» GOAL
Print, word for word, the opening line of the data below and every line after it through the line that contains "import * as", but not the pictures.

» DATA PROVIDED
(begin)

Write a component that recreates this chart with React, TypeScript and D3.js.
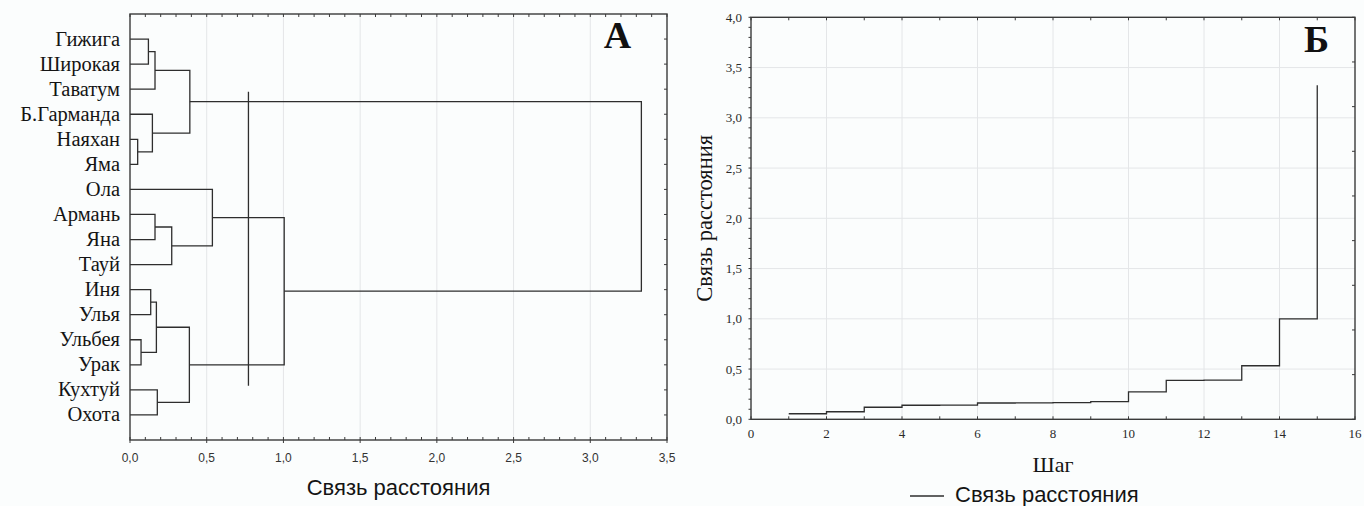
import React, { useEffect, useRef } from "react";
import * as d3 from "d3";

// ---------- DATA ----------
const leaves = [
  "Гижига", "Широкая", "Таватум", "Б.Гарманда", "Наяхан", "Яма", "Ола", "Армань",
  "Яна", "Тауй", "Иня", "Улья", "Ульбея", "Урак", "Кухтуй", "Охота",
];
// linkage: [childA, childB, distance]; leaves are 0..15, clusters 16+
const merges: [number, number, number][] = [
  [4, 5, 0.05],
  [12, 13, 0.072],
  [0, 1, 0.12],
  [10, 11, 0.135],
  [3, 16, 0.146],
  [18, 2, 0.163],
  [7, 8, 0.163],
  [19, 17, 0.172],
  [14, 15, 0.178],
  [22, 9, 0.272],
  [23, 24, 0.387],
  [21, 20, 0.39],
  [6, 25, 0.537],
  [28, 26, 1.005],
  [27, 29, 3.333],
];
const cutDistance = 0.772;
const cutLeafSpan = [2.1, 13.84];

const steps = [1, 2, 3, 4, 5, 6, 7, 8, 9, 10, 11, 12, 13, 14, 15];
const stepValues = [0.055, 0.075, 0.12, 0.14, 0.142, 0.162, 0.163, 0.165, 0.175, 0.272, 0.387, 0.39, 0.533, 1.0, 3.325];

const leftXTicks = [0, 0.5, 1.0, 1.5, 2.0, 2.5, 3.0, 3.5];
const rightXTicks = [0, 2, 4, 6, 8, 10, 12, 14, 16];
const rightYTicks = [0, 0.5, 1.0, 1.5, 2.0, 2.5, 3.0, 3.5, 4.0];

const xTitle = "Связь расстояния";
const yTitle = "Связь расстояния";
const stepTitle = "Шаг";
const legendLabel = "Связь расстояния";

const fmt = (v: number) => d3.format(".1f")(v).replace(".", ",");

export default function App() {
  const ref = useRef<SVGSVGElement | null>(null);

  useEffect(() => {
    const svg = d3.select(ref.current);
    svg.selectAll("*").remove();

    const ink = "#2e2e2e";
    const grid = "#e4e6e8";
    const serif = "'Liberation Serif', 'Times New Roman', serif";
    const sans = "'Liberation Sans', Arial, sans-serif";

    svg.append("rect").attr("width", 1364).attr("height", 506).attr("fill", "#fbfdfd");

    // ================= PANEL A =================
    const L = { x0: 130, x1: 667, y0: 14, y1: 440 };
    const xA = d3.scaleLinear().domain([0, 3.5]).range([L.x0, L.x1]);
    const yA = d3.scaleLinear().domain([-1, leaves.length]).range([L.y0, L.y1]);
    const gA = svg.append("g");

    gA.selectAll("line.grid").data(leftXTicks.slice(1, -1)).enter().append("line")
      .attr("x1", (d) => xA(d)).attr("x2", (d) => xA(d))
      .attr("y1", L.y0).attr("y2", L.y1).attr("stroke", grid).attr("stroke-width", 1);

    const nodeY: number[] = leaves.map((_, i) => yA(i));
    const nodeH: number[] = leaves.map(() => 0);
    const paths: string[] = [];
    merges.forEach(([a, b, h]) => {
      const ya = nodeY[a], yb = nodeY[b];
      const p = d3.path();
      p.moveTo(xA(nodeH[a]), ya);
      p.lineTo(xA(h), ya);
      p.lineTo(xA(h), yb);
      p.lineTo(xA(nodeH[b]), yb);
      paths.push(p.toString());
      nodeY.push((ya + yb) / 2);
      nodeH.push(h);
    });
    gA.selectAll("path.link").data(paths).enter().append("path")
      .attr("d", (d) => d).attr("fill", "none").attr("stroke", ink).attr("stroke-width", 1.3);

    gA.append("line")
      .attr("x1", xA(cutDistance)).attr("x2", xA(cutDistance))
      .attr("y1", yA(cutLeafSpan[0])).attr("y2", yA(cutLeafSpan[1]))
      .attr("stroke", ink).attr("stroke-width", 1.3);

    gA.append("rect").attr("x", L.x0).attr("y", L.y0)
      .attr("width", L.x1 - L.x0).attr("height", L.y1 - L.y0)
      .attr("fill", "none").attr("stroke", "#3a3a3a").attr("stroke-width", 1.4);

    const minorA = d3.range(0, 36).map((i) => i / 10);
    gA.selectAll("line.tt").data(minorA).enter().append("line")
      .attr("x1", (d) => xA(d)).attr("x2", (d) => xA(d))
      .attr("y1", L.y0).attr("y2", L.y0 + 3).attr("stroke", "#3a3a3a");
    gA.selectAll("line.tb").data(minorA).enter().append("line")
      .attr("x1", (d) => xA(d)).attr("x2", (d) => xA(d))
      .attr("y1", L.y1).attr("y2", L.y1 - 3).attr("stroke", "#3a3a3a");
    gA.selectAll("line.tbm").data(leftXTicks).enter().append("line")
      .attr("x1", (d) => xA(d)).attr("x2", (d) => xA(d))
      .attr("y1", L.y1).attr("y2", L.y1 + 3).attr("stroke", "#3a3a3a");
    gA.selectAll("line.tr").data(leaves).enter().append("line")
      .attr("x1", L.x1).attr("x2", L.x1 - 3)
      .attr("y1", (_, i) => yA(i)).attr("y2", (_, i) => yA(i)).attr("stroke", "#3a3a3a");

    gA.selectAll("text.xt").data(leftXTicks).enter().append("text")
      .attr("x", (d) => xA(d)).attr("y", 462).attr("text-anchor", "middle")
      .attr("font-family", sans).attr("font-size", 12).attr("fill", "#333")
      .text((d) => fmt(d));

    gA.selectAll("text.leaf").data(leaves).enter().append("text")
      .attr("x", L.x0 - 10).attr("y", (_, i) => yA(i) + 6.5).attr("text-anchor", "end")
      .attr("font-family", serif).attr("font-size", 20.5).attr("fill", "#141414")
      .text((d) => d);

    gA.append("text").attr("x", (L.x0 + L.x1) / 2).attr("y", 495).attr("text-anchor", "middle")
      .attr("font-family", sans).attr("font-size", 22).attr("fill", "#141414").text(xTitle);

    gA.append("text").attr("x", 617.5).attr("y", 48).attr("text-anchor", "middle")
      .attr("font-family", serif).attr("font-weight", "bold").attr("font-size", 38)
      .attr("fill", "#111").text("А");

    // ================= PANEL B =================
    const R = { x0: 751, x1: 1355, y0: 17.3, y1: 419.3 };
    const xB = d3.scaleLinear().domain([0, 16]).range([R.x0, R.x1]);
    const yB = d3.scaleLinear().domain([0, 4]).range([R.y1, R.y0]);
    const gB = svg.append("g");

    gB.selectAll("line.gx").data(rightXTicks.slice(1, -1)).enter().append("line")
      .attr("x1", (d) => xB(d)).attr("x2", (d) => xB(d))
      .attr("y1", R.y0).attr("y2", R.y1).attr("stroke", grid);
    gB.selectAll("line.gy").data(rightYTicks.slice(1, -1)).enter().append("line")
      .attr("x1", R.x0).attr("x2", R.x1)
      .attr("y1", (d) => yB(d)).attr("y2", (d) => yB(d)).attr("stroke", grid);

    const stepLine = d3.line<number>()
      .x((_, i) => xB(steps[i]))
      .y((d) => yB(d))
      .curve(d3.curveStepAfter);
    gB.append("path").attr("d", stepLine(stepValues) || "")
      .attr("fill", "none").attr("stroke", ink).attr("stroke-width", 1.3);

    gB.append("rect").attr("x", R.x0).attr("y", R.y0)
      .attr("width", R.x1 - R.x0).attr("height", R.y1 - R.y0)
      .attr("fill", "none").attr("stroke", "#3a3a3a").attr("stroke-width", 1.4);

    const minorY = d3.range(0, 41).map((i) => i / 10);
    gB.selectAll("line.ly").data(minorY).enter().append("line")
      .attr("x1", R.x0).attr("x2", R.x0 - 2.5)
      .attr("y1", (d) => yB(d)).attr("y2", (d) => yB(d)).attr("stroke", "#3a3a3a");
    const rightEdge = d3.range(0, 10).map((i) => (i * 4) / 9);
    gB.selectAll("line.ry").data(rightEdge).enter().append("line")
      .attr("x1", R.x1).attr("x2", R.x1 - 3)
      .attr("y1", (d) => yB(d)).attr("y2", (d) => yB(d)).attr("stroke", "#3a3a3a");
    const unitX = d3.range(0, 17);
    gB.selectAll("line.tx").data(unitX).enter().append("line")
      .attr("x1", (d) => xB(d)).attr("x2", (d) => xB(d))
      .attr("y1", R.y0).attr("y2", R.y0 + 3).attr("stroke", "#3a3a3a");
    gB.selectAll("line.bx").data(unitX).enter().append("line")
      .attr("x1", (d) => xB(d)).attr("x2", (d) => xB(d))
      .attr("y1", R.y1).attr("y2", R.y1 - 3).attr("stroke", "#3a3a3a");

    gB.selectAll("text.yt").data(rightYTicks).enter().append("text")
      .attr("x", 742).attr("y", (d) => yB(d) + 4.5).attr("text-anchor", "end")
      .attr("font-family", serif).attr("font-size", 13).attr("fill", "#2a2a2a")
      .text((d) => fmt(d));
    gB.selectAll("text.xtb").data(rightXTicks).enter().append("text")
      .attr("x", (d) => xB(d)).attr("y", 438).attr("text-anchor", "middle")
      .attr("font-family", serif).attr("font-size", 13).attr("fill", "#2a2a2a")
      .text((d) => String(d));

    gB.append("text").attr("x", (R.x0 + R.x1) / 2).attr("y", 471.5).attr("text-anchor", "middle")
      .attr("font-family", serif).attr("font-size", 22).attr("fill", "#141414").text(stepTitle);

    gB.append("text")
      .attr("transform", `translate(712, ${(R.y0 + R.y1) / 2}) rotate(-90)`)
      .attr("text-anchor", "middle")
      .attr("font-family", serif).attr("font-size", 22.5).attr("fill", "#141414").text(yTitle);

    gB.append("text").attr("x", 1316.5).attr("y", 52).attr("text-anchor", "middle")
      .attr("font-family", serif).attr("font-weight", "bold").attr("font-size", 38)
      .attr("fill", "#111").text("Б");

    gB.append("line").attr("x1", 910).attr("x2", 944).attr("y1", 496).attr("y2", 496)
      .attr("stroke", ink).attr("stroke-width", 1.3);
    gB.append("text").attr("x", 955).attr("y", 502).attr("font-family", sans)
      .attr("font-size", 22).attr("fill", "#141414").text(legendLabel);
  }, []);

  return (
    <svg
      ref={ref}
      width={1364}
      height={506}
      style={{ position: "fixed", left: 0, top: 0, display: "block" }}
    />
  );
}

(end)

» OUTPUT
Write a component that recreates this chart with React, TypeScript and D3.js.
import React, { useEffect, useRef } from "react";
import * as d3 from "d3";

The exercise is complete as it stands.